China's Ministry of Commerce has projected a 15-percent growth for foreign trade in 2007, down nine percent from last year.
The figure means that the country's total imports and exports would break the US$2 trillion mark this year.
China, the world's third largest trader after the United States and Germany, registered US$1.76 trillion in foreign trade and an aggregate trade surplus of US$177.47 billion last year.
The ministry has predicted a slower growth in both trade and surplus this year in its 2006 Autumn Foreign Trade Report, without giving specific projections.
Liu Wei, President of the Economic Institute of the Peking University said that China's foreign trade would continue to report a surplus for the foreseeable future unless there was a sudden consumption boom at home.
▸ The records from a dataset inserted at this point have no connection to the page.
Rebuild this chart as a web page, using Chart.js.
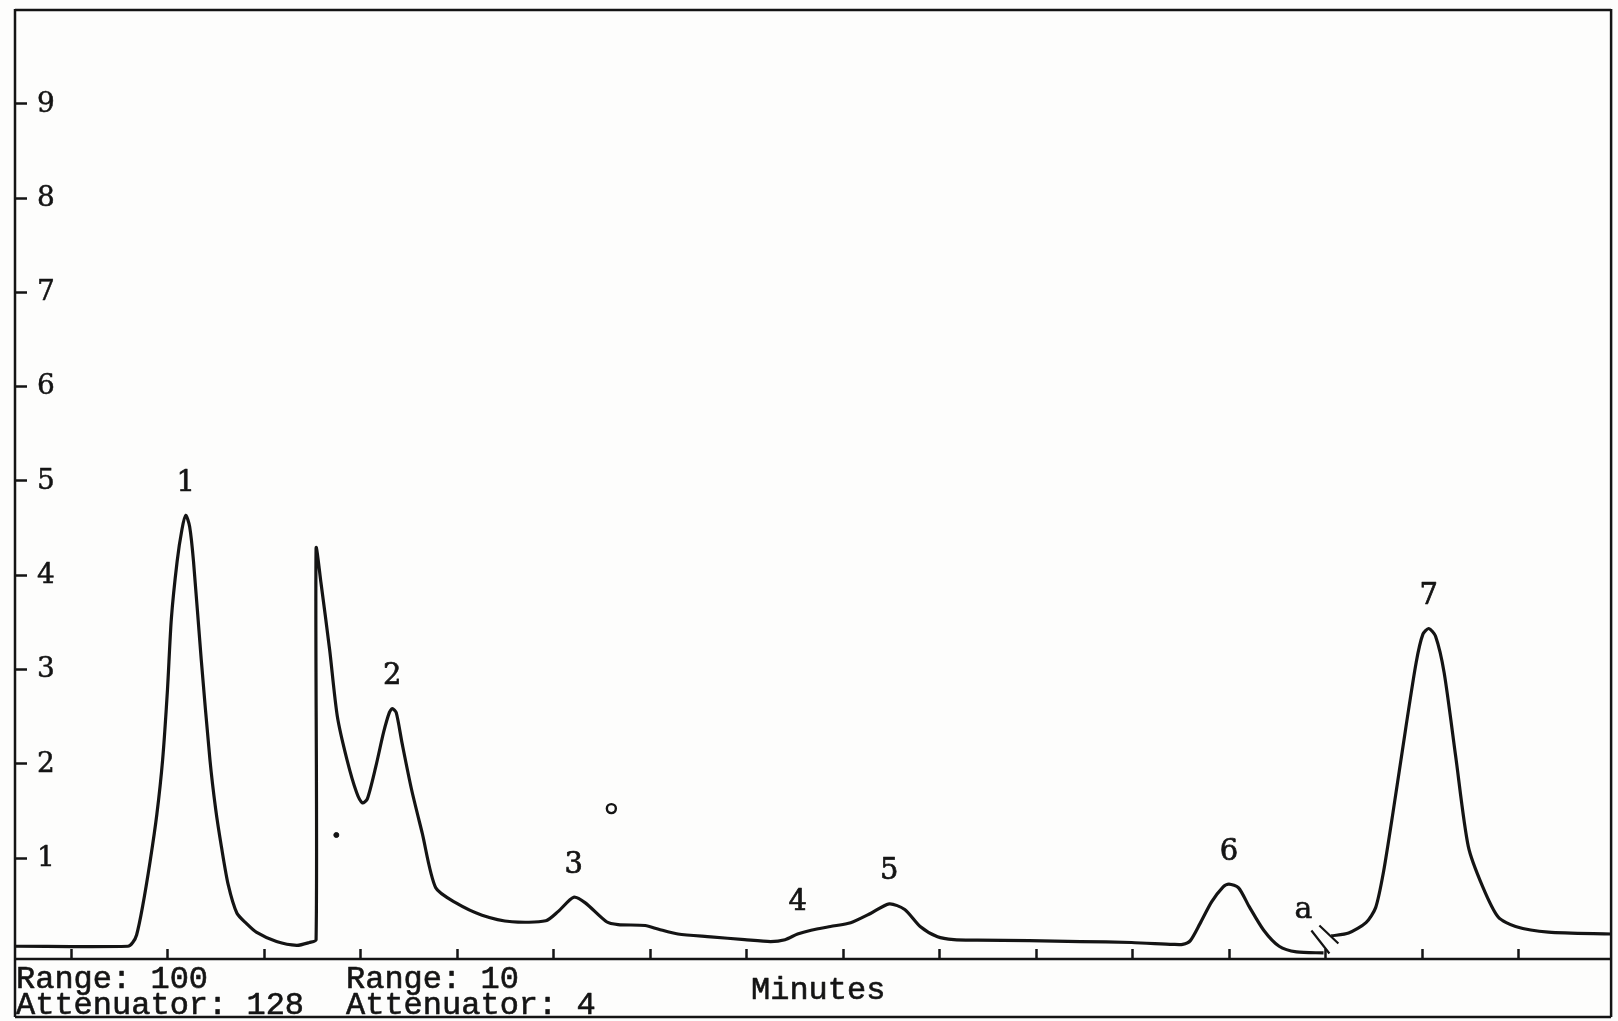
<!DOCTYPE html>
<html>
<head>
<meta charset="utf-8">
<title>Chromatogram</title>
<script src="https://cdn.jsdelivr.net/npm/chart.js@4/dist/chart.umd.min.js"></script>
<style>
  html, body { margin: 0; padding: 0; background: #fdfdfc; }
  canvas { display: block; }
</style>
</head>
<body>
<canvas id="chrom" width="1618" height="1021"></canvas>
<script>
// Recorder trace: retention time (minutes) and detector response (chart divisions).
// A null response lifts the pen where the trace is broken.
const minutes = [
  -0.58, 0.59, 0.64, 0.68, 0.74, 0.82, 0.89, 0.95, 1.00, 1.04, 1.10, 1.15, 1.19, 1.23, 1.27,
  1.35, 1.44, 1.50, 1.56, 1.63, 1.72, 1.82, 1.92, 2.13, 2.34, 2.47, 2.54, 2.54, 2.59, 2.68,
  2.76, 2.86, 2.96, 3.02, 3.07, 3.16, 3.24, 3.30, 3.33, 3.37, 3.43, 3.53, 3.64, 3.78, 3.99,
  4.26, 4.57, 4.92, 5.05, 5.21, 5.33, 5.55, 5.67, 5.95, 6.09, 6.29, 6.63, 6.98, 7.25, 7.40,
  7.53, 7.67, 7.87, 8.08, 8.29, 8.48, 8.64, 8.80, 8.98, 9.15, 9.39, 9.93, 10.46, 10.99, 11.42,
  11.52, 11.60, 11.70, 11.82, 11.94, 12.00, 12.10, 12.21, 12.36, 12.52, 12.70, 12.98, 13.02, 13.06, 13.24,
  13.42, 13.52, 13.60, 13.70, 13.83, 13.94, 14.01, 14.07, 14.14, 14.23, 14.35, 14.48, 14.63, 14.79, 14.97,
  15.31, 15.96
];
const response = [
  0.06, 0.06, 0.10, 0.18, 0.47, 0.96, 1.46, 2.04, 2.78, 3.53, 4.14, 4.48, 4.63, 4.51, 4.14,
  3.10, 2.04, 1.51, 1.11, 0.71, 0.41, 0.30, 0.21, 0.11, 0.07, 0.10, 0.13, 4.28, 3.92, 3.21,
  2.50, 2.04, 1.69, 1.58, 1.62, 1.97, 2.33, 2.54, 2.58, 2.54, 2.22, 1.72, 1.26, 0.68, 0.52,
  0.39, 0.32, 0.33, 0.43, 0.58, 0.52, 0.32, 0.29, 0.28, 0.24, 0.19, 0.16, 0.13, 0.11, 0.13,
  0.19, 0.23, 0.27, 0.31, 0.41, 0.51, 0.45, 0.27, 0.16, 0.13, 0.125, 0.12, 0.11, 0.10, 0.08,
  0.08, 0.12, 0.30, 0.53, 0.69, 0.72, 0.68, 0.48, 0.23, 0.06, 0.00, -0.01, null, 0.17, 0.20,
  0.31, 0.47, 0.84, 1.48, 2.36, 3.07, 3.37, 3.43, 3.35, 2.96, 2.07, 1.12, 0.69, 0.37, 0.27,
  0.21, 0.19
];

// Numbered peaks: retention time and apex height
const peakNames = ['1', '2', '3', '4', '5', '6', '7'];
const peakMinutes = [1.19, 3.33, 5.21, 7.53, 8.48, 12.00, 14.07];
const peakHeights = [4.63, 2.58, 0.58, 0.19, 0.51, 0.72, 3.43];

// Break in the trace, marked "a"
const breakNames = ['a'];
const breakMinutes = [13.02];
const breakLevels = [0.10];

// Small pen marks on the chart paper
const dotMinutes = [2.75];
const dotLevels = [1.24];
const ringMinutes = [5.60];
const ringLevels = [1.52];

// Axis ticks
const xTickMinutes = [0, 1, 2, 3, 4, 5, 6, 7, 8, 9, 10, 11, 12, 13, 14, 15];
const yTickValues = [1, 2, 3, 4, 5, 6, 7, 8, 9];
const yTickLabels = ['1', '2', '3', '4', '5', '6', '7', '8', '9'];

// Instrument settings printed under the time axis
const settingNotes = [
  ['Range: 100', 'Attenuator: 128'],
  ['Range: 10', 'Attenuator: 4']
];
const timeAxisTitle = 'Minutes';

const INK = '#141414';
const SERIF = '"DejaVu Serif", "Liberation Serif", serif';
const MONO = '"Liberation Mono", "DejaVu Sans Mono", monospace';

// filled text with a hairline outline, for the heavier pen lettering
function inkText(ctx, text, x, y, weight) {
  ctx.fillText(text, x, y);
  ctx.lineWidth = weight;
  ctx.strokeText(text, x, y);
}

const recorderPaper = {
  id: 'recorderPaper',
  beforeDraw(chart) {
    const { ctx, width, height } = chart;
    ctx.save();
    ctx.fillStyle = '#fdfdfc';
    ctx.fillRect(0, 0, width, height);
    ctx.restore();
  },
  afterDraw(chart) {
    const { ctx, chartArea: a, scales: { x, y } } = chart;
    const frameBottom = chart.height - 4;
    ctx.save();
    ctx.strokeStyle = INK;
    ctx.fillStyle = INK;
    ctx.lineCap = 'butt';
    ctx.lineJoin = 'round';

    // frame and time axis
    ctx.lineWidth = 2.5;
    ctx.beginPath();
    ctx.moveTo(a.left, a.top + 1); ctx.lineTo(a.right, a.top + 1);
    ctx.moveTo(a.left, a.top); ctx.lineTo(a.left, frameBottom);
    ctx.moveTo(a.right, a.top); ctx.lineTo(a.right, frameBottom);
    ctx.moveTo(a.left, frameBottom); ctx.lineTo(a.right, frameBottom);
    ctx.moveTo(a.left, a.bottom); ctx.lineTo(a.right, a.bottom);
    ctx.stroke();

    // minute ticks, pointing up from the time axis
    ctx.beginPath();
    xTickMinutes.forEach(m => {
      const px = Math.round(x.getPixelForValue(m)) + 0.5;
      ctx.moveTo(px, a.bottom);
      ctx.lineTo(px, a.bottom - 10);
    });
    ctx.stroke();

    // response ticks and their numbers, inside the frame
    ctx.beginPath();
    yTickValues.forEach(v => {
      const py = Math.round(y.getPixelForValue(v)) + 0.5;
      ctx.moveTo(a.left, py);
      ctx.lineTo(a.left + 12, py);
    });
    ctx.stroke();
    ctx.font = '28px ' + SERIF;
    ctx.textAlign = 'left';
    ctx.textBaseline = 'middle';
    yTickValues.forEach((v, i) => {
      inkText(ctx, yTickLabels[i], a.left + 22, y.getPixelForValue(v) + 1, 0.5);
    });

    // peak numbers above each apex
    ctx.font = '29px ' + SERIF;
    ctx.textAlign = 'center';
    peakNames.forEach((name, i) => {
      inkText(ctx, name, x.getPixelForValue(peakMinutes[i]), y.getPixelForValue(peakHeights[i]) - 32, 0.7);
    });

    // break marks "//" with their letter
    breakMinutes.forEach((m, i) => {
      const cx = x.getPixelForValue(m);
      const cy = y.getPixelForValue(breakLevels[i]);
      ctx.lineWidth = 2.2;
      ctx.beginPath();
      ctx.moveTo(cx - 16, cy - 12); ctx.lineTo(cx + 2, cy + 11);
      ctx.moveTo(cx - 8, cy - 17); ctx.lineTo(cx + 11, cy + 1);
      ctx.stroke();
      ctx.font = '30px ' + SERIF;
      ctx.textAlign = 'center';
      inkText(ctx, breakNames[i], cx - 24, cy - 32, 0.6);
    });

    // instrument settings and axis title
    ctx.font = '32px ' + MONO;
    ctx.textAlign = 'left';
    ctx.textBaseline = 'alphabetic';
    const noteX = [a.left + 1, a.left + 331];
    settingNotes.forEach((lines, i) => {
      inkText(ctx, lines[0], noteX[i], a.bottom + 29, 0.6);
      inkText(ctx, lines[1], noteX[i], a.bottom + 55, 0.6);
    });
    inkText(ctx, timeAxisTitle, a.left + 736, a.bottom + 40, 0.6);
    ctx.restore();
  }
};

new Chart(document.getElementById('chrom'), {
  type: 'line',
  data: {
    datasets: [
      {
        label: 'Detector response',
        data: minutes.map((m, i) => ({ x: m, y: response[i] })),
        borderColor: INK,
        borderWidth: 3.2,
        borderJoinStyle: 'round',
        pointRadius: 0,
        tension: 0.25,
        spanGaps: false,
        fill: false
      },
      {
        label: 'dots',
        data: dotMinutes.map((m, i) => ({ x: m, y: dotLevels[i] })),
        showLine: false,
        pointRadius: 2.5,
        pointBackgroundColor: INK,
        pointBorderColor: INK
      },
      {
        label: 'rings',
        data: ringMinutes.map((m, i) => ({ x: m, y: ringLevels[i] })),
        showLine: false,
        pointRadius: 4.5,
        pointBorderWidth: 2.4,
        pointBackgroundColor: 'rgba(0,0,0,0)',
        pointBorderColor: INK
      }
    ]
  },
  options: {
    responsive: false,
    animation: false,
    devicePixelRatio: 1,
    events: [],
    layout: { padding: { left: 15, top: 9, right: 2, bottom: 62 } },
    plugins: { legend: { display: false }, tooltip: { enabled: false } },
    scales: {
      x: { type: 'linear', min: -0.58, max: 15.96, display: false },
      y: { type: 'linear', min: -0.075, max: 10, display: false }
    }
  },
  plugins: [recorderPaper]
});
</script>
</body>
</html>
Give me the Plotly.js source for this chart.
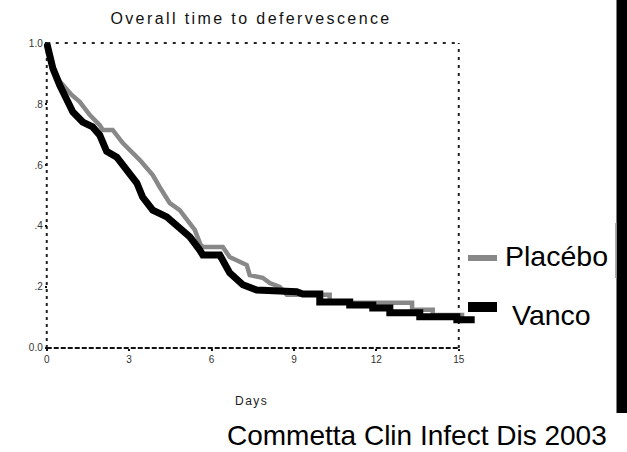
<!DOCTYPE html>
<html>
<head>
<meta charset="utf-8">
<script src="https://cdn.plot.ly/plotly-3.0.1.min.js"></script>
<style>html,body{margin:0;padding:0;background:#fff;overflow:hidden;}#chart{width:627px;height:452px;}</style>
</head>
<body>
<div id="chart"></div>
<script>
// Kaplan-Meier style curves (days, proportion still febrile)
const vancoDays = [0, 0.22, 0.47, 0.73, 0.95, 1.31, 1.67, 1.93, 2.18, 2.55, 2.91, 3.28, 3.49, 3.86, 4.37, 4.73, 5.21, 5.57, 5.68, 6.30, 6.66, 7.14, 7.64, 9.10, 9.32, 9.94, 9.94, 11.03, 11.03, 11.87, 11.87, 12.49, 12.49, 13.58, 13.58, 14.93, 14.93, 15.58];
const vancoSurv = [1.0, 0.918, 0.862, 0.807, 0.774, 0.741, 0.725, 0.698, 0.645, 0.626, 0.584, 0.541, 0.495, 0.452, 0.43, 0.403, 0.364, 0.321, 0.305, 0.305, 0.246, 0.207, 0.19, 0.184, 0.177, 0.177, 0.151, 0.151, 0.141, 0.141, 0.131, 0.131, 0.115, 0.115, 0.102, 0.102, 0.092, 0.092];

const placeboDays = [0, 0.22, 0.47, 0.76, 0.91, 1.2, 1.57, 1.93, 2.04, 2.4, 2.77, 3.39, 3.86, 4.11, 4.48, 4.84, 5.21, 5.39, 5.6, 5.7, 6.41, 6.66, 7.28, 7.39, 7.86, 8.12, 8.48, 8.74, 10.3, 10.3, 13.3, 13.3, 14.05, 14.05, 15.2];
const placeboSurv = [1.0, 0.92, 0.875, 0.846, 0.83, 0.807, 0.764, 0.731, 0.715, 0.715, 0.672, 0.616, 0.567, 0.528, 0.475, 0.452, 0.41, 0.387, 0.338, 0.331, 0.331, 0.298, 0.272, 0.239, 0.23, 0.213, 0.2, 0.174, 0.174, 0.148, 0.148, 0.125, 0.125, 0.108, 0.108];

const xTickVals = [0, 3, 6, 9, 12, 15];
const xTickText = ['0', '3', '6', '9', '12', '15'];
const yTickVals = [0, 0.2, 0.4, 0.6, 0.8, 1.0];
const yTickText = ['0.0', '.2', '.4', '.6', '.8', '1.0'];

const seriesNames = ['Placébo', 'Vanco'];
const chartTitle = 'Overall time to defervescence';
const xTitle = 'Days';
const sourceNote = 'Commetta Clin Infect Dis 2003';

// layout geometry (pixels)
const W = 627, H = 452;
const mL = 44, mR = 149, mT = 37, mB = 98;
const pw = W - mL - mR, ph = H - mT - mB;
const px = v => (v - mL) / pw;          // pixel x -> paper
const py = v => (H - mB - v) / ph;      // pixel y -> paper

const traces = [
  {x: placeboDays, y: placeboSurv, name: seriesNames[0], mode: 'lines',
   line: {color: '#888888', width: 4.5}, showlegend: false, hoverinfo: 'skip'},
  {x: vancoDays, y: vancoSurv, name: seriesNames[1], mode: 'lines',
   line: {color: '#000000', width: 7}, showlegend: false, hoverinfo: 'skip'}
];

const frame = [
  // top dotted border
  {type: 'line', xref: 'x', yref: 'y', x0: 0, x1: 15, y0: 1, y1: 1, layer: 'below',
   line: {color: '#222', width: 2, dash: '3px,6px'}},
  // right dotted border
  {type: 'line', xref: 'x', yref: 'y', x0: 15, x1: 15, y0: 0, y1: 1, layer: 'below',
   line: {color: '#222', width: 2, dash: '3px,5px'}},
  // left dotted border
  {type: 'line', xref: 'x', yref: 'y', x0: 0, x1: 0, y0: 0, y1: 1, layer: 'below',
   line: {color: '#222', width: 2, dash: '3px,4px'}},
  // bottom dashed axis
  {type: 'line', xref: 'x', yref: 'y', x0: 0, x1: 15, y0: 0, y1: 0, layer: 'below',
   line: {color: '#111', width: 2, dash: '5px,2px'}},
  // legend samples
  {type: 'line', xref: 'paper', yref: 'paper', x0: px(468), x1: px(497), y0: py(258), y1: py(258),
   line: {color: '#888888', width: 6}},
  {type: 'line', xref: 'paper', yref: 'paper', x0: px(468), x1: px(497), y0: py(307), y1: py(307),
   line: {color: '#000000', width: 10}},
  // black bar on the right edge
  {type: 'rect', xref: 'paper', yref: 'paper', x0: px(616.5), x1: px(660), y0: py(413), y1: py(-5),
   fillcolor: '#000000', line: {width: 0}},
  {type: 'rect', xref: 'paper', yref: 'paper', x0: px(615), x1: px(616.5), y0: py(278), y1: py(223),
   fillcolor: '#aaaaaa', line: {width: 0}}
];

const annotations = [
  {text: seriesNames[0], xref: 'paper', yref: 'paper', x: px(503), y: py(256), xanchor: 'left', yanchor: 'middle',
   showarrow: false, font: {family: 'Liberation Sans, Arial, sans-serif', size: 28.5, color: '#000'}},
  {text: seriesNames[1], xref: 'paper', yref: 'paper', x: px(510), y: py(315), xanchor: 'left', yanchor: 'middle',
   showarrow: false, font: {family: 'Liberation Sans, Arial, sans-serif', size: 28.5, color: '#000'}},
  {text: xTitle, xref: 'paper', yref: 'paper', x: px(251), y: py(401), xanchor: 'center', yanchor: 'middle',
   showarrow: false, font: {family: 'Liberation Sans, Arial, sans-serif', size: 12, color: '#222'}},
  {text: sourceNote, xref: 'paper', yref: 'paper', x: px(609), y: py(435), xanchor: 'right', yanchor: 'middle',
   showarrow: false, font: {family: 'Liberation Sans, Arial, sans-serif', size: 28, color: '#000'}}
];

const layout = {
  width: W, height: H,
  margin: {l: mL, r: mR, t: mT, b: mB, pad: 0},
  paper_bgcolor: '#fff', plot_bgcolor: '#fff',
  font: {family: 'Liberation Sans, Arial, sans-serif', color: '#222'},
  title: {text: chartTitle, xref: 'paper', x: px(251), xanchor: 'center',
          yref: 'container', y: 1 - 18 / H, yanchor: 'middle',
          font: {family: 'Liberation Sans, Arial, sans-serif', size: 16, color: '#111'}},
  xaxis: {range: [-0.1, 15.7], tickvals: xTickVals, ticktext: xTickText,
          showgrid: false, zeroline: false, showline: false,
          ticks: 'outside', ticklen: 2, tickwidth: 2, tickcolor: '#111',
          anchor: 'free', position: 0.02 / 1.04,
          tickfont: {size: 10, color: '#333'}, fixedrange: true},
  yaxis: {range: [-0.02, 1.02], tickvals: yTickVals, ticktext: yTickText,
          showgrid: false, zeroline: false, showline: false,
          ticks: 'outside', ticklen: 2, tickwidth: 2, tickcolor: '#111',
          anchor: 'free', position: 0.1 / 15.8,
          tickfont: {size: 10, color: '#333'}, fixedrange: true},
  shapes: frame,
  annotations: annotations,
  showlegend: false
};

Plotly.newPlot('chart', traces, layout, {displayModeBar: false, staticPlot: true}).then(function () {
  const t = document.querySelector('.gtitle');
  if (t) t.style.letterSpacing = '2.4px';
  document.querySelectorAll('.annotation-text').forEach(function (el) {
    if (el.textContent === xTitle) el.style.letterSpacing = '1.5px';
  });
});
</script>
</body>
</html>
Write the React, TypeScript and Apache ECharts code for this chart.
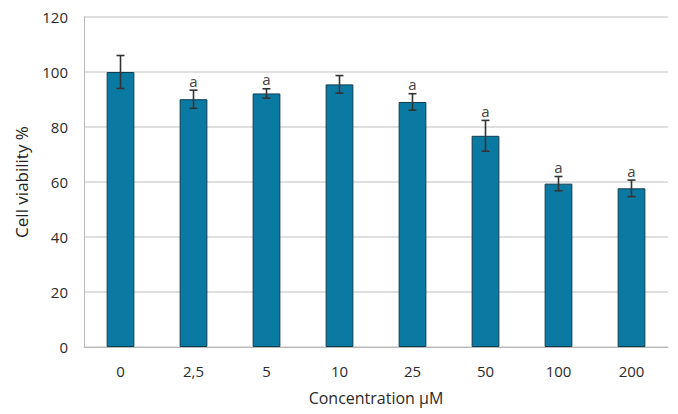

"A drastic decline in exports would damage job opportunities and jeopardize social stability," he said.
Justin Yifu Lin, director with the China Center for Economic Research of Peking University, contended that the country's surplus had been exaggerated.
"Foreign trade has been viewed by some companies as a convenient channel to transfer overseas hot capital into China to take advantage of the appreciating Renminbi yuan," Lin said.
He explained that the malpractice normally involved three parties: local processing firms, their foreign trade partners and overseas investors. The three sides would clinch under-the-table deals requiring local processing firms to purposely understate the prices for raw material imports and exaggerate the export prices for finished products.
"By doing so, local processing firms would pay less and earn more foreign currency. The invisible inflow of foreign exchange would then be retained in China to bet on Renminbi appreciation," he said.
"This kind of falsification may continue until market speculation on the appreciating yuan begins to fade," Lin said.